Hay sinfonías que se interpretan y otras que se construyen. La Quinta sinfonía de Bruckner pertenece, de forma casi obstinada, a esta segunda categoría: una obra de arquitectura interna complejísima, donde cada decisión de tempo, balance y proyección condiciona el sentido global del edificio sonoro. Casi veinte años después volvía a los atriles de la Orquesta Sinfónica de Galicia bajo la dirección de Josep Caballé-Domenech, quien optó por una visión clara y estructurada, muy alejada del efectismo fácil y del abandono retórico.

El Adagio introductorio evitó cualquier tentación grandilocuente prematura, apostando por una progresión orgánica, bien sustentada, en la que se pudo seguir con claridad la lógica interna del desarrollo. No fue una Quinta “inflada”, sino pensada desde dentro, con una atención constante a la coherencia formal y al equilibrio entre secciones. En cuanto al tempo global, aunque no fue necesariamente la sensación transmitida (en parte debido a las dilatadas Luftpausen) la interpretación fue objetivamente ágil. Esta fluidez evitó la pesadez, pero también tuvo consecuencias: en algunos puntos clave, especialmente en los grandes clímax, la monumentalidad quedó algo atenuada. Es de justicia señalar, no obstante, que en ello tuvo un peso nada desdeñable la sangrante habitual ausencia de una concha acústica. De la mano de unos metales extraordinarios, liderados por Nico Gómez Naval, Manuel Fernández, Jon Etterbeek y Jesper Nielsen, la potencia y la calidad estuvieron siempre presentes; sin embargo, la proyección del conjunto quedó parcialmente amortiguada. Con una concha en condiciones, no cuesta imaginar que ese bloque de metales habría tirado literalmente la sala abajo, dotando al gran coral final de una rotundidad muy superior.

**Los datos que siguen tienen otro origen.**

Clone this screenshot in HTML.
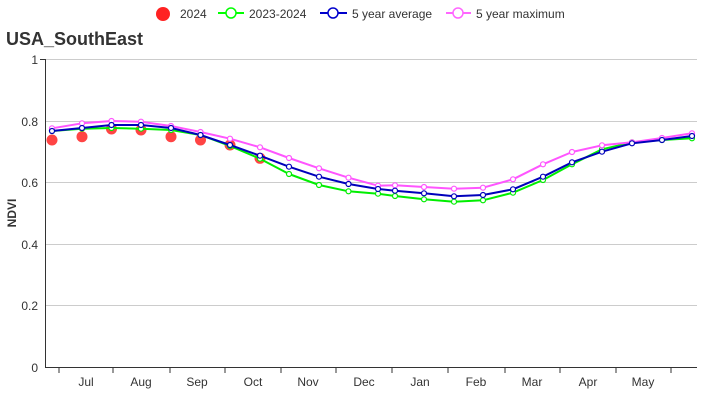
<!DOCTYPE html>
<html><head><meta charset="utf-8"><style>
body{margin:0;background:#fff;}
svg{display:block;font-family:"Liberation Sans",Arial,sans-serif;}
</style></head><body>
<svg width="726" height="400" viewBox="0 0 726 400">
<!-- grid -->
<g stroke="#ccc" stroke-width="1">
<line x1="45" y1="59.5" x2="697" y2="59.5"/>
<line x1="45" y1="121.5" x2="697" y2="121.5"/>
<line x1="45" y1="182.5" x2="697" y2="182.5"/>
<line x1="45" y1="244.5" x2="697" y2="244.5"/>
<line x1="45" y1="305.5" x2="697" y2="305.5"/>
</g>
<g stroke="#333" stroke-width="1">
<line x1="45.5" y1="59" x2="45.5" y2="367"/>
<line x1="40" y1="59.5" x2="45" y2="59.5"/>
<line x1="45" y1="367.5" x2="697" y2="367.5"/>
<line x1="59" y1="367" x2="59" y2="373"/><line x1="113" y1="367" x2="113" y2="373"/>
<line x1="170" y1="367" x2="170" y2="373"/><line x1="225" y1="367" x2="225" y2="373"/>
<line x1="281" y1="367" x2="281" y2="373"/><line x1="336" y1="367" x2="336" y2="373"/>
<line x1="392" y1="367" x2="392" y2="373"/><line x1="448" y1="367" x2="448" y2="373"/>
<line x1="505" y1="367" x2="505" y2="373"/><line x1="560" y1="367" x2="560" y2="373"/>
<line x1="616" y1="367" x2="616" y2="373"/><line x1="671" y1="367" x2="671" y2="373"/>
</g>
<g font-size="12" fill="#333" text-anchor="end">
<text x="38" y="64">1</text><text x="38" y="126">0.8</text><text x="38" y="187">0.6</text>
<text x="38" y="249">0.4</text><text x="38" y="310">0.2</text><text x="38" y="372">0</text>
</g>
<g font-size="12" fill="#333" text-anchor="middle">
<text x="86" y="386">Jul</text><text x="141" y="386">Aug</text><text x="197" y="386">Sep</text>
<text x="253" y="386">Oct</text><text x="308" y="386">Nov</text><text x="364" y="386">Dec</text>
<text x="420" y="386">Jan</text><text x="476" y="386">Feb</text><text x="532" y="386">Mar</text>
<text x="588" y="386">Apr</text><text x="643" y="386">May</text>
</g>
<text transform="translate(16,213) rotate(-90)" font-size="12" font-weight="bold" fill="#333" text-anchor="middle">NDVI</text>
<text x="6" y="45" font-size="18" font-weight="bold" fill="#333">USA_SouthEast</text>
<!-- legend -->
<circle cx="163" cy="14" r="7" fill="#f22"/>
<text x="180" y="18" font-size="12" fill="#333">2024</text>
<line x1="218" y1="13" x2="244" y2="13" stroke="#0f0" stroke-width="2"/><circle cx="231" cy="13" r="5" fill="#fff" stroke="#0f0" stroke-width="1.5"/>
<text x="249" y="18" font-size="12" fill="#333">2023-2024</text>
<line x1="320" y1="13" x2="347" y2="13" stroke="#00c" stroke-width="2"/><circle cx="333" cy="13" r="5" fill="#fff" stroke="#00c" stroke-width="1.5"/>
<text x="352" y="18" font-size="12" fill="#333">5 year average</text>
<line x1="446" y1="13" x2="471" y2="13" stroke="#f6f" stroke-width="2"/><circle cx="458" cy="13" r="5" fill="#fff" stroke="#f6f" stroke-width="1.5"/>
<text x="476" y="18" font-size="12" fill="#333">5 year maximum</text>
<!-- red dots -->
<g fill="#f44">
<circle cx="52" cy="140" r="5.5"/><circle cx="82" cy="136.7" r="5.5"/><circle cx="111.5" cy="129" r="5.5"/>
<circle cx="141" cy="130" r="5.5"/><circle cx="171" cy="136.7" r="5.5"/><circle cx="200.5" cy="140" r="5.5"/>
<circle cx="230" cy="145" r="5.5"/><circle cx="260" cy="158.3" r="5.5"/>
</g>
<!-- series -->
<g fill="none" stroke-width="2" stroke-linejoin="round">
<polyline stroke="#0e0" points="52,131 82,128.7 111.5,128 141,128.7 171,130 200.5,135 230,146 260,158.7 289,174 319,185 348.5,191.3 378,193.7 395,196 424,199.3 454,201.7 483,200.3 513,192.7 543,180 572,164.3 602,149.3 632,142.3 662,140 692,138.3"/>
<polyline stroke="#f5f" points="52,128.3 82,123.3 111.5,121 141,121.7 171,126 200.5,132 230,138.7 260,147.3 289,158 319,168.3 348.5,177.7 378,185.7 395,185.3 424,187 454,188.7 483,187.7 513,179.3 543,164.3 572,152 602,145.3 632,142.3 662,138 692,133.3"/>
<polyline stroke="#00b" points="52,131 82,128 111.5,125 141,125 171,128 200.5,135 230,145 260,155.7 289,166.7 319,176.7 348.5,184 378,189 395,190.7 424,193.3 454,196.3 483,195 513,189.3 543,176.7 572,162.3 602,151.7 632,143.3 662,140 692,136"/>
</g>
<g fill="#fff" stroke-width="1.2">
<g stroke="#0e0">
<circle cx="52" cy="131" r="2.5"/><circle cx="82" cy="128.7" r="2.5"/><circle cx="111.5" cy="128" r="2.5"/><circle cx="141" cy="128.7" r="2.5"/><circle cx="171" cy="130" r="2.5"/><circle cx="200.5" cy="135" r="2.5"/><circle cx="230" cy="146" r="2.5"/><circle cx="260" cy="158.7" r="2.5"/><circle cx="289" cy="174" r="2.5"/><circle cx="319" cy="185" r="2.5"/><circle cx="348.5" cy="191.3" r="2.5"/><circle cx="378" cy="193.7" r="2.5"/><circle cx="395" cy="196" r="2.5"/><circle cx="424" cy="199.3" r="2.5"/><circle cx="454" cy="201.7" r="2.5"/><circle cx="483" cy="200.3" r="2.5"/><circle cx="513" cy="192.7" r="2.5"/><circle cx="543" cy="180" r="2.5"/><circle cx="572" cy="164.3" r="2.5"/><circle cx="602" cy="149.3" r="2.5"/><circle cx="632" cy="142.3" r="2.5"/><circle cx="662" cy="140" r="2.5"/><circle cx="692" cy="138.3" r="2.5"/>
</g>
<g stroke="#f5f">
<circle cx="52" cy="128.3" r="2.5"/><circle cx="82" cy="123.3" r="2.5"/><circle cx="111.5" cy="121" r="2.5"/><circle cx="141" cy="121.7" r="2.5"/><circle cx="171" cy="126" r="2.5"/><circle cx="200.5" cy="132" r="2.5"/><circle cx="230" cy="138.7" r="2.5"/><circle cx="260" cy="147.3" r="2.5"/><circle cx="289" cy="158" r="2.5"/><circle cx="319" cy="168.3" r="2.5"/><circle cx="348.5" cy="177.7" r="2.5"/><circle cx="378" cy="185.7" r="2.5"/><circle cx="395" cy="185.3" r="2.5"/><circle cx="424" cy="187" r="2.5"/><circle cx="454" cy="188.7" r="2.5"/><circle cx="483" cy="187.7" r="2.5"/><circle cx="513" cy="179.3" r="2.5"/><circle cx="543" cy="164.3" r="2.5"/><circle cx="572" cy="152" r="2.5"/><circle cx="602" cy="145.3" r="2.5"/><circle cx="632" cy="142.3" r="2.5"/><circle cx="662" cy="138" r="2.5"/><circle cx="692" cy="133.3" r="2.5"/>
</g>
<g stroke="#00b">
<circle cx="52" cy="131" r="2.5"/><circle cx="82" cy="128" r="2.5"/><circle cx="111.5" cy="125" r="2.5"/><circle cx="141" cy="125" r="2.5"/><circle cx="171" cy="128" r="2.5"/><circle cx="200.5" cy="135" r="2.5"/><circle cx="230" cy="145" r="2.5"/><circle cx="260" cy="155.7" r="2.5"/><circle cx="289" cy="166.7" r="2.5"/><circle cx="319" cy="176.7" r="2.5"/><circle cx="348.5" cy="184" r="2.5"/><circle cx="378" cy="189" r="2.5"/><circle cx="395" cy="190.7" r="2.5"/><circle cx="424" cy="193.3" r="2.5"/><circle cx="454" cy="196.3" r="2.5"/><circle cx="483" cy="195" r="2.5"/><circle cx="513" cy="189.3" r="2.5"/><circle cx="543" cy="176.7" r="2.5"/><circle cx="572" cy="162.3" r="2.5"/><circle cx="602" cy="151.7" r="2.5"/><circle cx="632" cy="143.3" r="2.5"/><circle cx="662" cy="140" r="2.5"/><circle cx="692" cy="136" r="2.5"/>
</g>
</g>
</svg>
</body></html>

El Adagio se desarrolló con un tempo estable, pero en modo alguno respetuoso con la indicación Sehr langsam. La tensión se sostuvo más desde el control del fraseo y la respiración interna de las secciones, que desde una verdadera exploración del abismo emocional que el movimiento plantea. Sin embargo, las cuerdas de la OSG nos ofrecieron un momento mágico construyendo una textura sonora de una densidad abrumadora en el sublime sehr kraftig, eje expresivo del Adagio. Su sonido pleno, compacto, de respiración amplia, hizo palpable el paradigma bruckneriano de grandeza surgida no del exceso, sino de la solidez interna del material. No fue tan exitoso Caballé en el crucial clímax final del movimiento, cuyo visionario expresionismo apenas fue realzado. El Scherzo, con un Caballé casi arrodillado sobre el pódium, ofreció máxima precisión en los ataques y dinámicas, mientras que el Trio mantuvo la claridad de planos sin quebrar la tensión acumulada, coherente con el mantra de claridad y control frente a exuberancia sonora.
El Finale, verdadero banco de pruebas de la sinfonía, mostró con claridad las virtudes y los límites de la interpretación. La fuga fue expuesta por Caballé como una sucesión de grandes bloques perfectamente construidos, sólidos y bien ensamblados, más arquitectónicos que analíticos, pero siempre inteligibles. En este contexto, las cuerdas de la OSG, acertadamente dispuestas en la disposición antifonal (que realzó los numerosos divisi que recorren la partitura), desempeñaron un papel decisivo: brillantes, nobles, nunca excesivas, sostuvieron el discurso con un sonido suntuoso y con impactante autoridad, incluso en los pasajes más demandantes.
Fue, en definitiva, un exigente y a la vez estimulante cierre de la primera parte de la temporada, cuyo balance general no puede ser más que muy satisfactorio: conceptos bien definidos, programas interesantes y, por encima de todo, una OSG en un momento de plena forma artística, sólida, reconocible y ambiciosa. El único “pero” razonable sería la casi nula presencia de solistas invitados, ya que solo uno de los ocho conciertos contó con ellos, una cifra inusitada en la historia de la orquesta y que esperamos sea únicamente el resultado de una coyuntura puntual.